In occasione dello scorso 15 dicembre, giornata internazionale dell’obiezione di coscienza al servizio militare, la Conferenza Nazionale Enti di Servizio Civile (CNESC) ha organizzato un seminario sul contributo della società civile organizzata alla costruzione della pace e alla difesa della Patria.
Il mio apporto – come membro del Movimento nonviolento – è stato quello di illustrare la situazione dell’obiezione di coscienza in Europa.
Ho quindi basato la mia relazione sui dati forniti dal Beoc (Bureau europeo per l’obiezione di coscienza) nel proprio rapporto annuale per il 2015 e di cui ho avuto il privilegio di seguire l’elaborazione.
Quel che occorre rilevare con amarezza e fin da subito è che il diritto all’obiezione di coscienza al servizi militare – riconducibile alla libertà di pensiero, coscienza e religione – viene quotidianamente violato in diversi Paesi d’Europa.
Basti pensare che in 16 Paesi su 47 facenti parte del Consiglio d’Europa è ancora in vigore la coscrizione obbligatoria, e in particolare Azerbaijan e Turchia non prevedono in nessun caso la possibilità di svolgere un servizio alternativo a quello militare.
Non solo, si devono anche rilevare dei recenti passi in direzione contraria: Ucraina e Lituania, dopo aver abolito la coscrizione obbligatoria da qualche anno, hanno deciso di reintrodurla quasi immediatamente, sollecitate dalle tensioni belliche in tale area geografica.
Inoltre, il servizio civile ha spesso una natura punitiva in termini di durata, durando più mesi rispetto al servizio militare.
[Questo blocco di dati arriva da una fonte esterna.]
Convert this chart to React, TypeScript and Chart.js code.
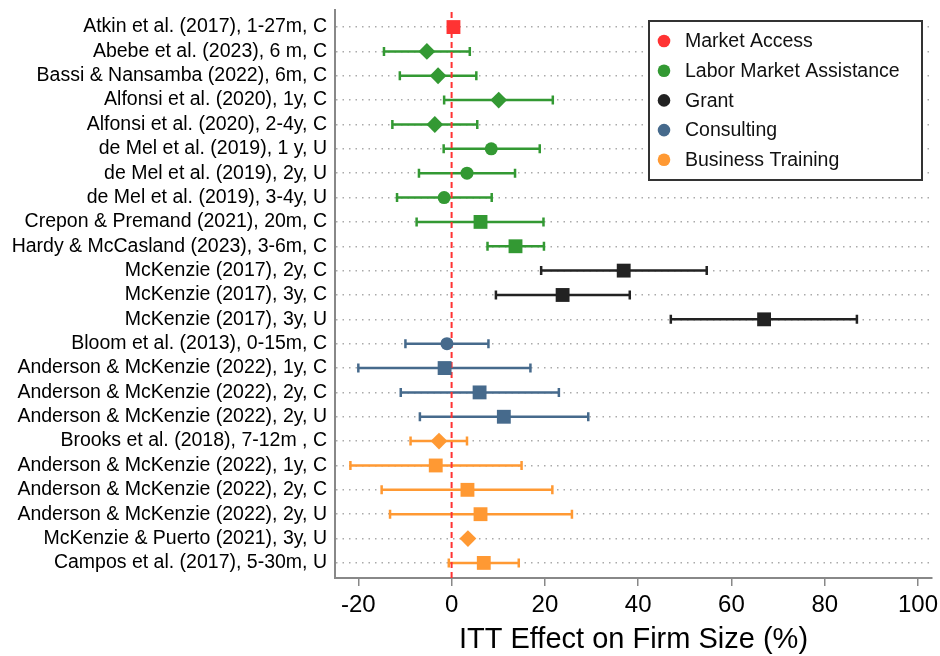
import React, { useEffect, useRef } from "react";
import { Chart, registerables } from "chart.js";

Chart.register(...registerables);

// Study rows, top to bottom
const studies = [
  "Atkin et al. (2017), 1-27m, C",
  "Abebe et al. (2023), 6 m, C",
  "Bassi & Nansamba (2022), 6m, C",
  "Alfonsi et al. (2020), 1y, C",
  "Alfonsi et al. (2020), 2-4y, C",
  "de Mel et al. (2019), 1 y, U",
  "de Mel et al. (2019), 2y, U",
  "de Mel et al. (2019), 3-4y, U",
  "Crepon & Premand (2021), 20m, C",
  "Hardy & McCasland (2023), 3-6m, C",
  "McKenzie (2017), 2y, C",
  "McKenzie (2017), 3y, C",
  "McKenzie (2017), 3y, U",
  "Bloom et al. (2013), 0-15m, C",
  "Anderson & McKenzie (2022), 1y, C",
  "Anderson & McKenzie (2022), 2y, C",
  "Anderson & McKenzie (2022), 2y, U",
  "Brooks et al. (2018), 7-12m , C",
  "Anderson & McKenzie (2022), 1y, C",
  "Anderson & McKenzie (2022), 2y, C",
  "Anderson & McKenzie (2022), 2y, U",
  "McKenzie & Puerto (2021), 3y, U",
  "Campos et al. (2017), 5-30m, U",
];

const interventions = [
  "Market Access",
  "Labor Market Assistance",
  "Grant",
  "Consulting",
  "Business Training",
];
const interventionColors = ["#ff3333", "#339933", "#222222", "#466a8c", "#ff9933"];

// Intervention index of each study row
const studyGroup = [0, 1, 1, 1, 1, 1, 1, 1, 1, 1, 2, 2, 2, 3, 3, 3, 3, 4, 4, 4, 4, 4, 4];

// Point estimates and 95% confidence bounds (ITT effect, %)
const effect = [0.4, -5.3, -2.9, 10.1, -3.6, 8.5, 3.3, -1.6, 6.2, 13.7, 36.9, 23.8, 67.0, -1.0, -1.5, 6.0, 11.2, -2.7, -3.4, 3.4, 6.2, 3.5, 6.9];
const ciLow = [null, -14.5, -11.1, -1.6, -12.7, -1.7, -7.0, -11.7, -7.5, 7.7, 19.2, 9.5, 47.0, -9.9, -20.0, -10.9, -6.8, -8.8, -21.7, -15.0, -13.2, null, -0.6];
const ciHigh = [null, 3.9, 5.3, 21.7, 5.5, 18.9, 13.6, 8.6, 19.7, 19.8, 54.7, 38.2, 86.9, 7.9, 16.9, 23.0, 29.3, 3.3, 15.0, 21.6, 25.8, null, 14.4];

// Marker shape per row
const markerShape = [
  "rect", "rectRot", "rectRot", "rectRot", "rectRot", "circle", "circle", "circle", "rect", "rect",
  "rect", "rect", "rect", "circle", "rect", "rect", "rect", "rectRot", "rect", "rect", "rect", "rectRot", "rect",
];

const xTicks = [-20, 0, 20, 40, 60, 80, 100];

const FONT = "'Liberation Sans', Arial, Helvetica, sans-serif";
const markerRadius: Record<string, number> = { rect: 9.8, rectRot: 8.4, circle: 6.5 };

// Horizontal confidence intervals with end caps, drawn beneath the markers
const errorBarPlugin = {
  id: "errorBars",
  beforeDatasetsDraw(chart: any) {
    const ctx = chart.ctx;
    const xs = chart.scales.x;
    chart.data.datasets.forEach((ds: any, di: number) => {
      const meta = chart.getDatasetMeta(di);
      ds.data.forEach((pt: any, i: number) => {
        if (pt.lo == null || pt.hi == null) return;
        const el = meta.data[i];
        const y = el.y;
        const x1 = xs.getPixelForValue(pt.lo);
        const x2 = xs.getPixelForValue(pt.hi);
        ctx.save();
        ctx.strokeStyle = ds.backgroundColor;
        ctx.lineWidth = 2.5;
        ctx.beginPath();
        ctx.moveTo(x1, y);
        ctx.lineTo(x2, y);
        ctx.moveTo(x1, y - 4.5);
        ctx.lineTo(x1, y + 4.5);
        ctx.moveTo(x2, y - 4.5);
        ctx.lineTo(x2, y + 4.5);
        ctx.stroke();
        ctx.restore();
      });
    });
  },
};

// Dashed reference line at zero effect
const zeroLinePlugin = {
  id: "zeroLine",
  beforeDatasetsDraw(chart: any) {
    const { ctx, chartArea } = chart;
    const x = chart.scales.x.getPixelForValue(0);
    ctx.save();
    ctx.strokeStyle = "#ff3333";
    ctx.lineWidth = 2;
    ctx.setLineDash([6, 4]);
    ctx.beginPath();
    ctx.moveTo(x, chartArea.top + 2);
    ctx.lineTo(x, chartArea.bottom);
    ctx.stroke();
    ctx.restore();
  },
};

// Boxed legend in the upper right of the plot
const boxLegendPlugin = {
  id: "boxLegend",
  afterDraw(chart: any) {
    const { ctx, chartArea } = chart;
    const w = 273;
    const h = 159;
    const left = chartArea.right - 10 - w;
    const top = chartArea.top + 11;
    ctx.save();
    ctx.fillStyle = "#ffffff";
    ctx.fillRect(left, top, w, h);
    ctx.strokeStyle = "#333333";
    ctx.lineWidth = 2;
    ctx.strokeRect(left, top, w, h);
    ctx.font = `19.5px ${FONT}`;
    ctx.textBaseline = "middle";
    ctx.textAlign = "left";
    chart.data.datasets.forEach((ds: any, i: number) => {
      const cy = top + 20 + i * 29.7;
      ctx.fillStyle = ds.backgroundColor;
      ctx.beginPath();
      ctx.arc(left + 15, cy, 6.3, 0, Math.PI * 2);
      ctx.fill();
      ctx.fillStyle = "#111111";
      ctx.fillText(ds.label, left + 36, cy + 1);
    });
    ctx.restore();
  },
};

export default function App() {
  const canvasRef = useRef<HTMLCanvasElement | null>(null);

  useEffect(() => {
    if (!canvasRef.current) return;
    Chart.defaults.font.family = FONT;

    const datasets = interventions.map((name, g) => {
      const rows = studies.map((_, i) => i).filter((i) => studyGroup[i] === g);
      return {
        label: name,
        data: rows.map((i) => ({ x: effect[i], y: i, lo: ciLow[i], hi: ciHigh[i] })),
        backgroundColor: interventionColors[g],
        borderColor: interventionColors[g],
        borderWidth: 0,
        pointStyle: rows.map((i) => markerShape[i]),
        pointRadius: rows.map((i) => markerRadius[markerShape[i]]),
        pointHoverRadius: rows.map((i) => markerRadius[markerShape[i]]),
        showLine: false,
      };
    });

    const chart = new Chart(canvasRef.current, {
      type: "scatter",
      data: { datasets },
      plugins: [errorBarPlugin, zeroLinePlugin, boxLegendPlugin],
      options: {
        animation: false,
        responsive: false,
        maintainAspectRatio: false,
        layout: { autoPadding: false, padding: { top: 10, right: 8, left: 0, bottom: 0 } },
        plugins: {
          legend: { display: false },
          tooltip: { enabled: false },
        },
        scales: {
          x: {
            type: "linear",
            min: -25,
            max: 103,
            afterBuildTicks: (scale: any) => {
              scale.ticks = xTicks.map((v) => ({ value: v }));
            },
            afterFit: (scale: any) => {
              scale.height = 78;
              scale.paddingLeft = 0;
              scale.paddingRight = 0;
            },
            grid: {
              drawOnChartArea: false,
              drawTicks: true,
              tickLength: 8,
              tickColor: "#888888",
              lineWidth: 1.5,
            },
            border: { display: true, color: "#888888", width: 2 },
            ticks: {
              color: "#000000",
              font: { size: 24 },
              padding: 5,
              maxRotation: 0,
              autoSkip: false,
            },
            title: {
              display: true,
              text: "ITT Effect on Firm Size (%)",
              color: "#000000",
              font: { size: 29 },
              padding: { top: 0, bottom: -1 },
            },
          },
          y: {
            type: "linear",
            reverse: true,
            min: -0.7,
            max: 22.62,
            afterBuildTicks: (scale: any) => {
              scale.ticks = studies.map((_, i) => ({ value: i }));
            },
            afterFit: (scale: any) => {
              scale.width = 335;
              scale.paddingTop = 0;
              scale.paddingBottom = 0;
            },
            grid: {
              drawTicks: false,
              color: "#aaaaaa",
              lineWidth: 1.5,
            },
            // dotted horizontal guides for each study row
            border: { display: true, color: "#888888", width: 2, dash: [1.5, 5] },
            ticks: {
              color: "#000000",
              font: { size: 19.5 },
              padding: 8,
              autoSkip: false,
              callback: (v: any) => studies[v as number] ?? "",
            },
          },
        },
      } as any,
    });

    return () => chart.destroy();
  }, []);

  return (
    <div style={{ position: "fixed", left: 0, top: 0, width: 940, height: 656, background: "#ffffff" }}>
      <canvas ref={canvasRef} width={940} height={656} style={{ width: 940, height: 656 }} />
    </div>
  );
}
In termini di rapporto temporale tra i due servizi, il caso estremo è la Finlandia: il servizio alternativo dura il doppio di quello militare, rispettivamente 11 mesi e mezzo e 5 mesi e mezzo. Anche se, in termini assoluti, non si può non riportare che in Armenia è previsto un servizio militare di 24 mesi ed un servizio alternativo di ben 42 mesi di durata.
Un altro dato che ci illustra le difficoltà che incontrano gli obiettori di coscienza è il fatto che la possibilità di svolgere un servizio alternativo non è estesa a tutti coloro che ne facciano richiesta, ma spesso si tratta di una possibilità accordata solo a chi obietta per motivazioni di natura religiosa e non agli obiettori pacifisti ed anarchici. Per esempio questo accade in Grecia ed Ucraina.
Mi ritrovo ad aver nominato già due volte l’Ucraina, questo perché il degenerare della situazione e gli eventi bellici avvenuti in questi ultimi anni hanno avuto una forte ripercussione sugli obiettori di coscienza del Paese. Infatti, non solo è stata reintrodotta la coscrizione obbligatoria, ma fonti vicine al Beoc riportano come si assista una vera e propria caccia al disertore: funzionari pubblici svolgono irruzioni in luoghi pubblici (come piazze e centri commerciali affollati) per verificare se i presenti sono in regola con il servizio militare ed arrestare gli eventuali disertori.
Fortunatamente si rileva un precedente giuridico positivo: l’Alta Corte ucraina ha affermato che il diritto all’obiezione di coscienza debba essere riconosciuto sia in caso di agitazioni civili sia in tempo di guerra, decisione presa dopo che l’obiettore Testimone di Geova Vitaliy Shalaiko è stato arrestato con l’accusa di aver disertato il servizio militare.
L’insieme delle informazioni qui riportate porta a ribadire che l’obiezione di coscienza al servizio militare non è ancora un diritto pienamente attuato all’interno dei confini europei, nonostante sia normativamente riconosciuto da Consiglio d’Europa, Unione Europea e Nazioni Unite.
Quindi, l’attività di pressione sui governi e sulle istituzioni europee ed internazionali non può certo dirsi conclusa, anche alla vigilia del centenario della prima legge mondiale sull’obiezione di coscienza, approvata dal Regno Unito il 27 gennaio 1916 (Military Act).